>>>

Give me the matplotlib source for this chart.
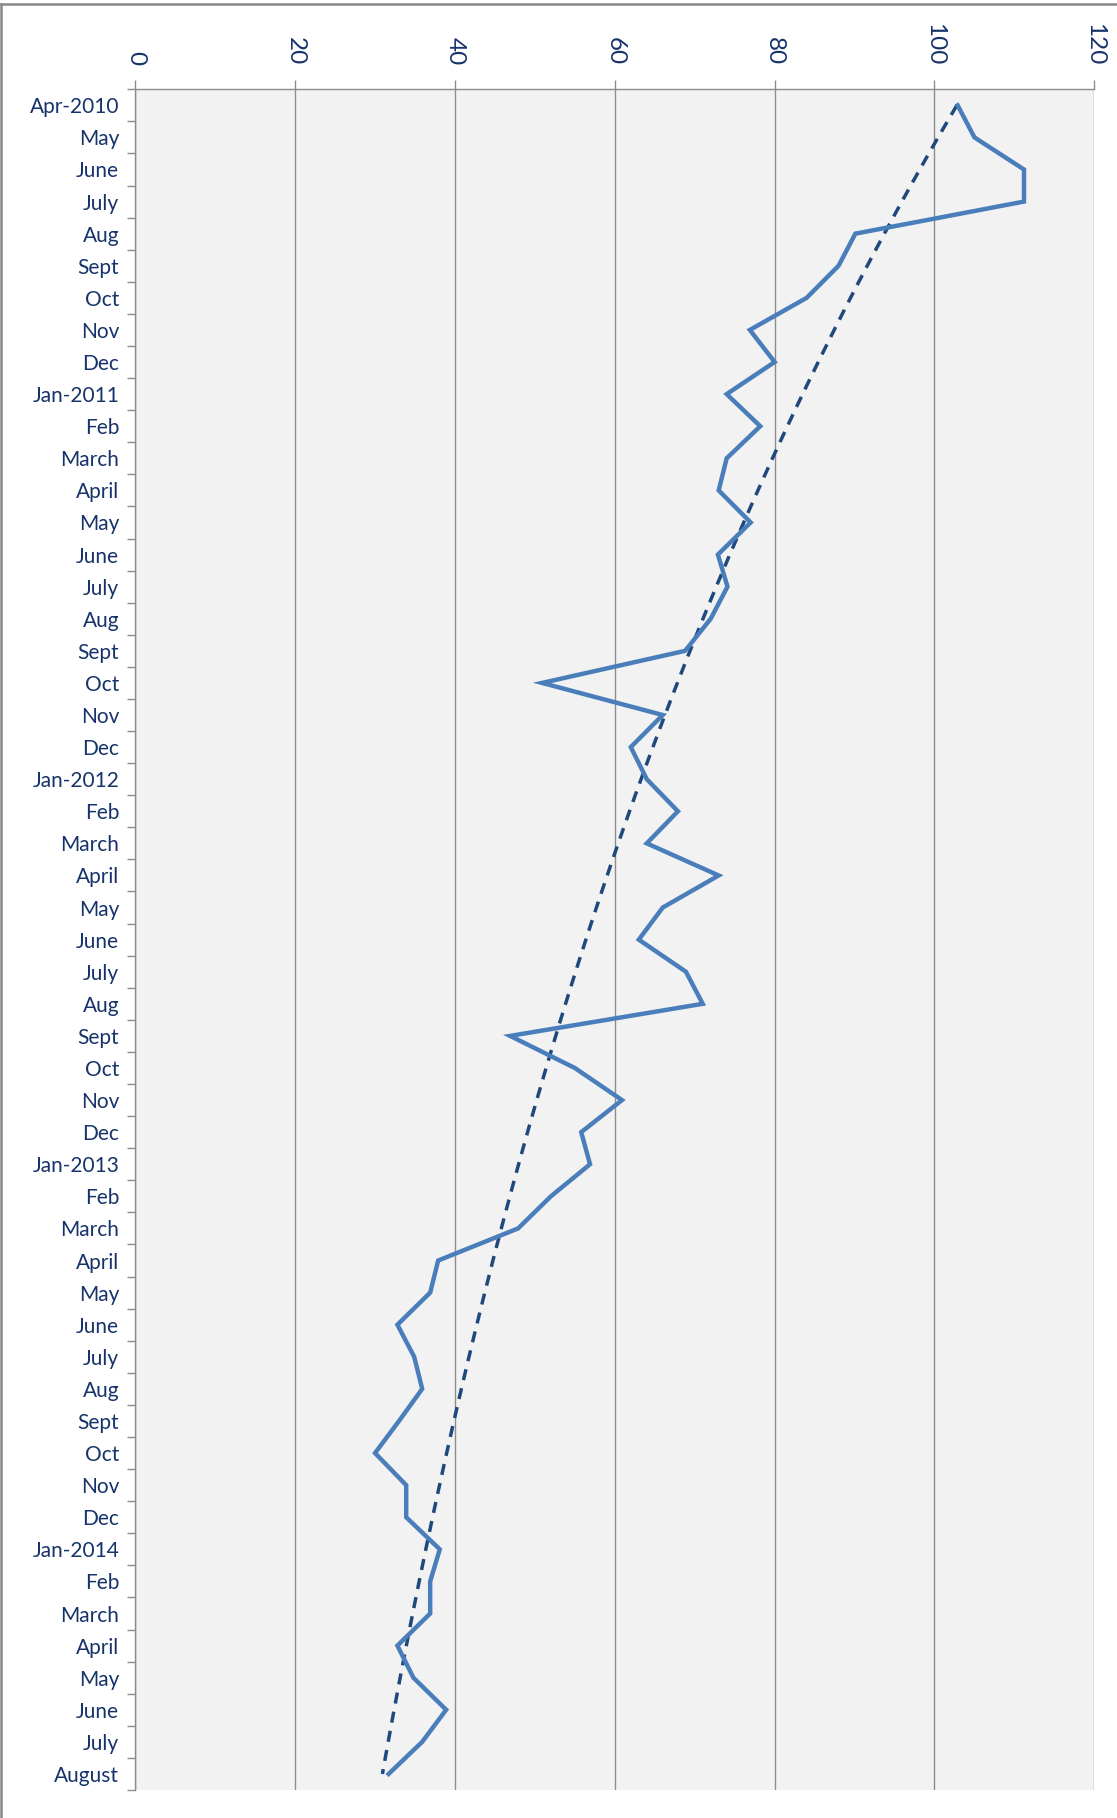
import numpy as np
import matplotlib
matplotlib.use("Agg")
import matplotlib.pyplot as plt
from matplotlib.lines import Line2D

plt.rcParams['font.family'] = ['Lato', 'DejaVu Sans']

# categories (top to bottom)
months = ["Apr-2010", "May", "June", "July", "Aug", "Sept", "Oct", "Nov", "Dec",
          "Jan-2011", "Feb", "March", "April", "May", "June", "July", "Aug", "Sept", "Oct", "Nov", "Dec",
          "Jan-2012", "Feb", "March", "April", "May", "June", "July", "Aug", "Sept", "Oct", "Nov", "Dec",
          "Jan-2013", "Feb", "March", "April", "May", "June", "July", "Aug", "Sept", "Oct", "Nov", "Dec",
          "Jan-2014", "Feb", "March", "April", "May", "June", "July", "August"]

values = [102.9, 105.0, 111.2, 111.2, 90.1, 88.0, 84.0, 76.9, 80.0,
          74.0, 78.2, 74.0, 73.0, 77.0, 72.9, 74.1, 72.0, 68.8, 50.9, 66.0, 62.0,
          64.0, 67.9, 64.0, 73.0, 66.0, 63.0, 68.9, 71.0, 46.9, 55.0, 60.9, 55.8,
          56.9, 52.0, 47.9, 37.9, 36.9, 32.8, 34.9, 35.9, 33.0, 30.0, 33.9, 33.9,
          38.1, 36.9, 36.9, 32.8, 34.8, 38.9, 35.9, 31.7]

x_ticks = [0, 20, 40, 60, 80, 100, 120]

label_color = '#17336a'
grid_color = '#8c8c8c'

pos = np.arange(len(months))

# exponential trendline (fit on log values, like the spreadsheet does)
coef = np.polyfit(pos, np.log(values), 1)
tpos = np.linspace(pos[0], pos[-1], 200)
trend = np.exp(np.polyval(coef, tpos))

fig = plt.figure(figsize=(11.17, 18.18), dpi=100)
ax = fig.add_axes([0.1211, 0.0154, 0.9797 - 0.1211, 0.9509 - 0.0154])
ax.set_facecolor('#f2f2f2')

ax.plot(trend, tpos, color='#1f497d', lw=2.5, linestyle=(0, (3.2, 2.4)), zorder=3)
ax.plot(values, pos, color='#4a7ebb', lw=3.2, solid_joinstyle='miter', zorder=4)

ax.set_xlim(0, 120)
ax.set_ylim(len(months) - 0.5, -0.5)

ax.xaxis.tick_top()
ax.set_xticks(x_ticks)
ax.set_xticklabels([str(v) for v in x_ticks], rotation=-90, fontsize=17.5, color=label_color)
ax.tick_params(axis='x', length=6.5, width=1, color=grid_color, pad=11)
ax.grid(axis='x', color=grid_color, lw=1)
ax.set_axisbelow(True)

ax.set_yticks(pos)
ax.set_yticklabels(months, fontsize=15, color=label_color)
ax.set_yticks(np.arange(-0.5, len(months)), minor=True)
ax.tick_params(axis='y', which='major', length=0, pad=11.5)
ax.tick_params(axis='y', which='minor', length=6, width=1, color=grid_color)

for s in ['right', 'bottom']:
    ax.spines[s].set_visible(False)
for s in ['top', 'left']:
    ax.spines[s].set_color(grid_color)
    ax.spines[s].set_linewidth(1)

# chart border
fig.add_artist(Line2D([0.001, 1.0], [1 - 4 / 1818, 1 - 4 / 1818], color='#888888', lw=1.8))
fig.add_artist(Line2D([1.2 / 1117, 1.2 / 1117], [0.0, 1 - 4 / 1818], color='#888888', lw=1.8))

fig.savefig('out.png', dpi=100)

<<<

> **Exercise**:
Only lines belong in the copy: transcribe those from the start of the data through the line that contains "ax.set_axisbelow(True)", and skip the pictures.

> **Reply**:
Give me the matplotlib source for this chart.
import numpy as np
import matplotlib
matplotlib.use("Agg")
import matplotlib.pyplot as plt
from matplotlib.lines import Line2D

plt.rcParams['font.family'] = ['Lato', 'DejaVu Sans']

# categories (top to bottom)
months = ["Apr-2010", "May", "June", "July", "Aug", "Sept", "Oct", "Nov", "Dec",
          "Jan-2011", "Feb", "March", "April", "May", "June", "July", "Aug", "Sept", "Oct", "Nov", "Dec",
          "Jan-2012", "Feb", "March", "April", "May", "June", "July", "Aug", "Sept", "Oct", "Nov", "Dec",
          "Jan-2013", "Feb", "March", "April", "May", "June", "July", "Aug", "Sept", "Oct", "Nov", "Dec",
          "Jan-2014", "Feb", "March", "April", "May", "June", "July", "August"]

values = [102.9, 105.0, 111.2, 111.2, 90.1, 88.0, 84.0, 76.9, 80.0,
          74.0, 78.2, 74.0, 73.0, 77.0, 72.9, 74.1, 72.0, 68.8, 50.9, 66.0, 62.0,
          64.0, 67.9, 64.0, 73.0, 66.0, 63.0, 68.9, 71.0, 46.9, 55.0, 60.9, 55.8,
          56.9, 52.0, 47.9, 37.9, 36.9, 32.8, 34.9, 35.9, 33.0, 30.0, 33.9, 33.9,
          38.1, 36.9, 36.9, 32.8, 34.8, 38.9, 35.9, 31.7]

x_ticks = [0, 20, 40, 60, 80, 100, 120]

label_color = '#17336a'
grid_color = '#8c8c8c'

pos = np.arange(len(months))

# exponential trendline (fit on log values, like the spreadsheet does)
coef = np.polyfit(pos, np.log(values), 1)
tpos = np.linspace(pos[0], pos[-1], 200)
trend = np.exp(np.polyval(coef, tpos))

fig = plt.figure(figsize=(11.17, 18.18), dpi=100)
ax = fig.add_axes([0.1211, 0.0154, 0.9797 - 0.1211, 0.9509 - 0.0154])
ax.set_facecolor('#f2f2f2')

ax.plot(trend, tpos, color='#1f497d', lw=2.5, linestyle=(0, (3.2, 2.4)), zorder=3)
ax.plot(values, pos, color='#4a7ebb', lw=3.2, solid_joinstyle='miter', zorder=4)

ax.set_xlim(0, 120)
ax.set_ylim(len(months) - 0.5, -0.5)

ax.xaxis.tick_top()
ax.set_xticks(x_ticks)
ax.set_xticklabels([str(v) for v in x_ticks], rotation=-90, fontsize=17.5, color=label_color)
ax.tick_params(axis='x', length=6.5, width=1, color=grid_color, pad=11)
ax.grid(axis='x', color=grid_color, lw=1)
ax.set_axisbelow(True)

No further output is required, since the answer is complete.